■ What you are asked to do ■
Leave out the images and repeat the listing below without a single change.

■ Given information ■
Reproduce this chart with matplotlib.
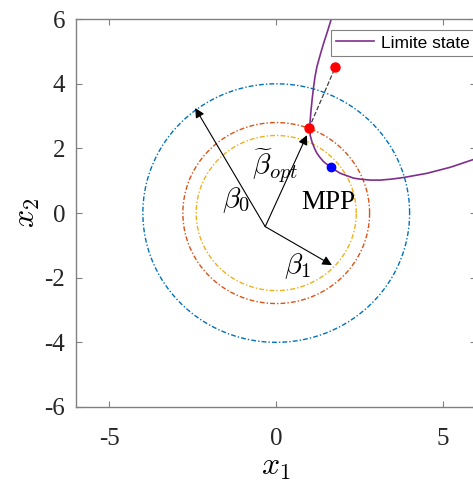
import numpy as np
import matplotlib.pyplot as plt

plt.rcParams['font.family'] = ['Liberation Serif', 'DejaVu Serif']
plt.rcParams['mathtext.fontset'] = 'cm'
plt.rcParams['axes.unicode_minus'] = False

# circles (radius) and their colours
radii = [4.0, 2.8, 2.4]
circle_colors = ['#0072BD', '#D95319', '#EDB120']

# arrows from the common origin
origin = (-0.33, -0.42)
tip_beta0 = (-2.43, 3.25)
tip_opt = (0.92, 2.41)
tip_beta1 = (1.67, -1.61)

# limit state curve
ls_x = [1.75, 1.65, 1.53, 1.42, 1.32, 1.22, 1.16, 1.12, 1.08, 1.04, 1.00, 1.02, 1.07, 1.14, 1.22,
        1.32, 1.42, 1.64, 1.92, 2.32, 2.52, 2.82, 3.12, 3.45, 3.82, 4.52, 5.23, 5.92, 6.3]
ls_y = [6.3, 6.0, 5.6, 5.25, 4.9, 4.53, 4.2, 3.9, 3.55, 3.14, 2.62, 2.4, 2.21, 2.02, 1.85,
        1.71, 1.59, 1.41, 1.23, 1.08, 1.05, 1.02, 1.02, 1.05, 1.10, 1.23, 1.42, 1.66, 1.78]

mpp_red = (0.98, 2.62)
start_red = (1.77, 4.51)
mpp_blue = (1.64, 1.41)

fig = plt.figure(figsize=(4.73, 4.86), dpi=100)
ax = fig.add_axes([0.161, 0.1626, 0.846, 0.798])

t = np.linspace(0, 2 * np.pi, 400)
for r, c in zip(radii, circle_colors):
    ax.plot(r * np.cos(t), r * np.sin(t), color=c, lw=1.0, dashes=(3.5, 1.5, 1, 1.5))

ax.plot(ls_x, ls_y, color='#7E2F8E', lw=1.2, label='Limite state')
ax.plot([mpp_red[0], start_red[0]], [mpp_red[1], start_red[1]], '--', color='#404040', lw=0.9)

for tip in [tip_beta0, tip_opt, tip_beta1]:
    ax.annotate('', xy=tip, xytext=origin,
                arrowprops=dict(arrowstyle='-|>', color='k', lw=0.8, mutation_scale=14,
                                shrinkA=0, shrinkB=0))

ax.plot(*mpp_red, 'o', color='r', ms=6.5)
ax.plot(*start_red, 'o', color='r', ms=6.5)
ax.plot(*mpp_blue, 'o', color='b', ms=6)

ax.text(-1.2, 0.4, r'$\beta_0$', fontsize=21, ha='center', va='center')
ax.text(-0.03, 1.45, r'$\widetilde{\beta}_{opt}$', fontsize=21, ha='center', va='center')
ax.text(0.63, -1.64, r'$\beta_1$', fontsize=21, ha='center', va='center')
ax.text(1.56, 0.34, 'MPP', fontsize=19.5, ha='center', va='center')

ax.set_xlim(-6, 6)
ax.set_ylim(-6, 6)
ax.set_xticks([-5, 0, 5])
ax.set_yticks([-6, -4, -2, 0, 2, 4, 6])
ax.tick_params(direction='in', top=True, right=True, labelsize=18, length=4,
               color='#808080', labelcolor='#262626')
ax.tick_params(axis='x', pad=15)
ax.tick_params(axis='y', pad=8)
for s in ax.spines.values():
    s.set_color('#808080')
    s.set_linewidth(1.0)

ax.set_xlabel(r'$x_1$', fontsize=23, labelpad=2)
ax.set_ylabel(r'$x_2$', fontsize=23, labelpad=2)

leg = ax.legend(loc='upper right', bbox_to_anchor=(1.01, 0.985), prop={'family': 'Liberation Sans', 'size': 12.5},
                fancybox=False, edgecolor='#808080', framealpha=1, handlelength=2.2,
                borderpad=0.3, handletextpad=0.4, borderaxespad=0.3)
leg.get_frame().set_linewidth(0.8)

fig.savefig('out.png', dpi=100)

■ Task answer ■
Reproduce this chart with matplotlib.
import numpy as np
import matplotlib.pyplot as plt

plt.rcParams['font.family'] = ['Liberation Serif', 'DejaVu Serif']
plt.rcParams['mathtext.fontset'] = 'cm'
plt.rcParams['axes.unicode_minus'] = False

# circles (radius) and their colours
radii = [4.0, 2.8, 2.4]
circle_colors = ['#0072BD', '#D95319', '#EDB120']

# arrows from the common origin
origin = (-0.33, -0.42)
tip_beta0 = (-2.43, 3.25)
tip_opt = (0.92, 2.41)
tip_beta1 = (1.67, -1.61)

# limit state curve
ls_x = [1.75, 1.65, 1.53, 1.42, 1.32, 1.22, 1.16, 1.12, 1.08, 1.04, 1.00, 1.02, 1.07, 1.14, 1.22,
        1.32, 1.42, 1.64, 1.92, 2.32, 2.52, 2.82, 3.12, 3.45, 3.82, 4.52, 5.23, 5.92, 6.3]
ls_y = [6.3, 6.0, 5.6, 5.25, 4.9, 4.53, 4.2, 3.9, 3.55, 3.14, 2.62, 2.4, 2.21, 2.02, 1.85,
        1.71, 1.59, 1.41, 1.23, 1.08, 1.05, 1.02, 1.02, 1.05, 1.10, 1.23, 1.42, 1.66, 1.78]

mpp_red = (0.98, 2.62)
start_red = (1.77, 4.51)
mpp_blue = (1.64, 1.41)

fig = plt.figure(figsize=(4.73, 4.86), dpi=100)
ax = fig.add_axes([0.161, 0.1626, 0.846, 0.798])

t = np.linspace(0, 2 * np.pi, 400)
for r, c in zip(radii, circle_colors):
    ax.plot(r * np.cos(t), r * np.sin(t), color=c, lw=1.0, dashes=(3.5, 1.5, 1, 1.5))

ax.plot(ls_x, ls_y, color='#7E2F8E', lw=1.2, label='Limite state')
ax.plot([mpp_red[0], start_red[0]], [mpp_red[1], start_red[1]], '--', color='#404040', lw=0.9)

for tip in [tip_beta0, tip_opt, tip_beta1]:
    ax.annotate('', xy=tip, xytext=origin,
                arrowprops=dict(arrowstyle='-|>', color='k', lw=0.8, mutation_scale=14,
                                shrinkA=0, shrinkB=0))

ax.plot(*mpp_red, 'o', color='r', ms=6.5)
ax.plot(*start_red, 'o', color='r', ms=6.5)
ax.plot(*mpp_blue, 'o', color='b', ms=6)

ax.text(-1.2, 0.4, r'$\beta_0$', fontsize=21, ha='center', va='center')
ax.text(-0.03, 1.45, r'$\widetilde{\beta}_{opt}$', fontsize=21, ha='center', va='center')
ax.text(0.63, -1.64, r'$\beta_1$', fontsize=21, ha='center', va='center')
ax.text(1.56, 0.34, 'MPP', fontsize=19.5, ha='center', va='center')

ax.set_xlim(-6, 6)
ax.set_ylim(-6, 6)
ax.set_xticks([-5, 0, 5])
ax.set_yticks([-6, -4, -2, 0, 2, 4, 6])
ax.tick_params(direction='in', top=True, right=True, labelsize=18, length=4,
               color='#808080', labelcolor='#262626')
ax.tick_params(axis='x', pad=15)
ax.tick_params(axis='y', pad=8)
for s in ax.spines.values():
    s.set_color('#808080')
    s.set_linewidth(1.0)

ax.set_xlabel(r'$x_1$', fontsize=23, labelpad=2)
ax.set_ylabel(r'$x_2$', fontsize=23, labelpad=2)

leg = ax.legend(loc='upper right', bbox_to_anchor=(1.01, 0.985), prop={'family': 'Liberation Sans', 'size': 12.5},
                fancybox=False, edgecolor='#808080', framealpha=1, handlelength=2.2,
                borderpad=0.3, handletextpad=0.4, borderaxespad=0.3)
leg.get_frame().set_linewidth(0.8)

fig.savefig('out.png', dpi=100)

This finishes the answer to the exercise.